The stalemate that made the house feel smaller

After the blowup, the truck became a presence in the house even when nobody was in the garage. Dinner conversations got weird and cautious, like everyone was tiptoeing around a sleeping dog. His spouse would mention the garage mess and stop halfway through the sentence, like they could feel the argument waiting.

He started going out to the garage more, not less. Part of it was stubbornness—if everyone was going to treat it like a burden, he was going to at least enjoy the thing. Part of it was avoidance, because it’s easier to adjust a throttle cable than to navigate the feeling that your family doesn’t respect what you poured yourself into.

At one point, his spouse tried a softer approach. They suggested a compromise: maybe he could sell it and start a smaller project, something that didn’t dominate the garage. Or he could rent a storage unit and keep it there, which he heard as, “Put your weird passion out of sight.” The idea of paying monthly to hide his own truck made him laugh once—short and humorless—and after that, the conversation died again.

The kids took cues from the tension. One treated the truck like a joke, making comments whenever it came up, pushing that sore spot because teenagers can’t resist a button they know works. Another kid stopped going into the garage at all, like the truck had become the symbol of a fight they didn’t want to be part of.
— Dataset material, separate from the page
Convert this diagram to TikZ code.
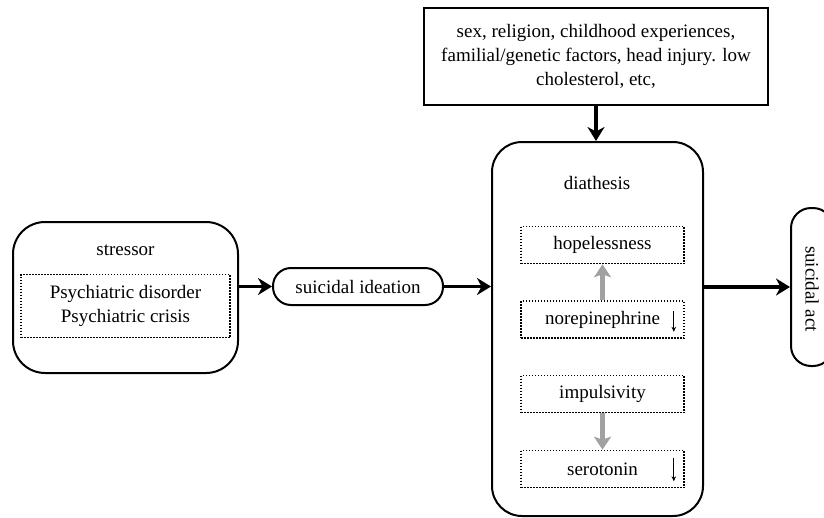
\documentclass[tikz,border=0pt]{standalone}
\usepackage{fontspec}
\setmainfont{Liberation Serif}
\usetikzlibrary{arrows.meta,calc}
\begin{document}
\begin{tikzpicture}[x=1pt,y=-1pt,
  every node/.style={font=\fontsize{19}{24}\selectfont, inner sep=0pt, align=center},
  mainbox/.style={draw, line width=2pt},
  dotbox/.style={draw, line width=1.6pt, dash pattern=on 1.5pt off 1.5pt, minimum width=163pt, minimum height=37pt},
  arr/.style={line width=3.3pt, -{Stealth[length=14pt,width=17pt,inset=4.5pt]}},
  grayarr/.style={draw=black!37, line width=5pt, -{Stealth[length=13pt,width=17pt,inset=3pt]}},
  smallarr/.style={line width=1pt, -{Stealth[length=5pt,width=4.5pt]}}
]
\useasboundingbox (0,0) rectangle (824,517);
\clip (0,0) rectangle (824,517);
% top box
\node[draw, line width=2.8pt, minimum width=344pt, minimum height=97pt] (top) at (596,56.5)
  {sex, religion, childhood experiences,\\ familial/genetic factors, head injury. low\\ cholesterol, etc,};
% diathesis
\node[mainbox, rounded corners=30pt, minimum width=211pt, minimum height=374pt] (dia) at (597.5,329) {};
\node (dialabel) at (597,183) {diathesis};
\node[dotbox] (hope) at (602.5,245) {hopelessness};
\node[dotbox] (nore) at (602.5,319.5) {norepinephrine};
\node[dotbox] (imp) at (602.5,394) {impulsivity};
\node[dotbox] (sero) at (602.5,469) {serotonin};
% stressor
\node[mainbox, rounded corners=32pt, minimum width=225pt, minimum height=151pt] (stress) at (125.5,297.5) {};
\node (stresslabel) at (125.5,250) {stressor};
\node[draw, line width=1.6pt, dash pattern=on 1.5pt off 1.5pt, minimum width=209pt, minimum height=63pt] (psy) at (125.5,306)
  {Psychiatric disorder\\ Psychiatric crisis};
% suicidal ideation
\node[mainbox, rounded corners=18pt, minimum width=170pt, minimum height=37pt] (idea) at (358,286.5) {suicidal ideation};
% suicidal act
\node[mainbox, rounded corners=20pt, minimum width=42pt, minimum height=158pt] (act) at (812,287) {};
\node[rotate=-90] (acttext) at (812,289) {suicidal act};
% connectors
\draw[arr] (top.south) -- (top.south |- dia.north);
\draw[arr] (stress.east |- idea.west) -- (idea.west);
\draw[arr] (idea.east) -- (idea.east -| dia.west);
\draw[arr] (dia.east |- act.west) -- (act.west);
\draw[grayarr] (nore.north) -- (hope.south);
\draw[grayarr] (imp.south) -- (sero.north);
\draw[smallarr] ($(nore.north east)+(-11,11)$) -- ($(nore.south east)+(-11,-7)$);
\draw[smallarr] ($(sero.north east)+(-11,8)$) -- ($(sero.south east)+(-11,-7)$);
\end{tikzpicture}
\end{document}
And the truck itself sat exactly where it always had, covered, clean, ready to run. The irony was that he probably would’ve driven it more if he didn’t feel like he was being watched, evaluated, and measured every time he lifted the cover. Now every potential joyride came with the imagined chorus of, “See? You only use it once in a while.”

By the time the dust settled, nobody had won. The family still wanted the space and the money, and he still couldn’t stomach the idea of handing over the keys to something he’d rebuilt piece by piece. The truck wasn’t just sitting there anymore—not really. It was parked in the middle of an argument about value, time, and what counts as a “real” reason to keep something, and the worst part was that the longer it stayed, the more everyone started acting like the truck was the one making the house feel crowded.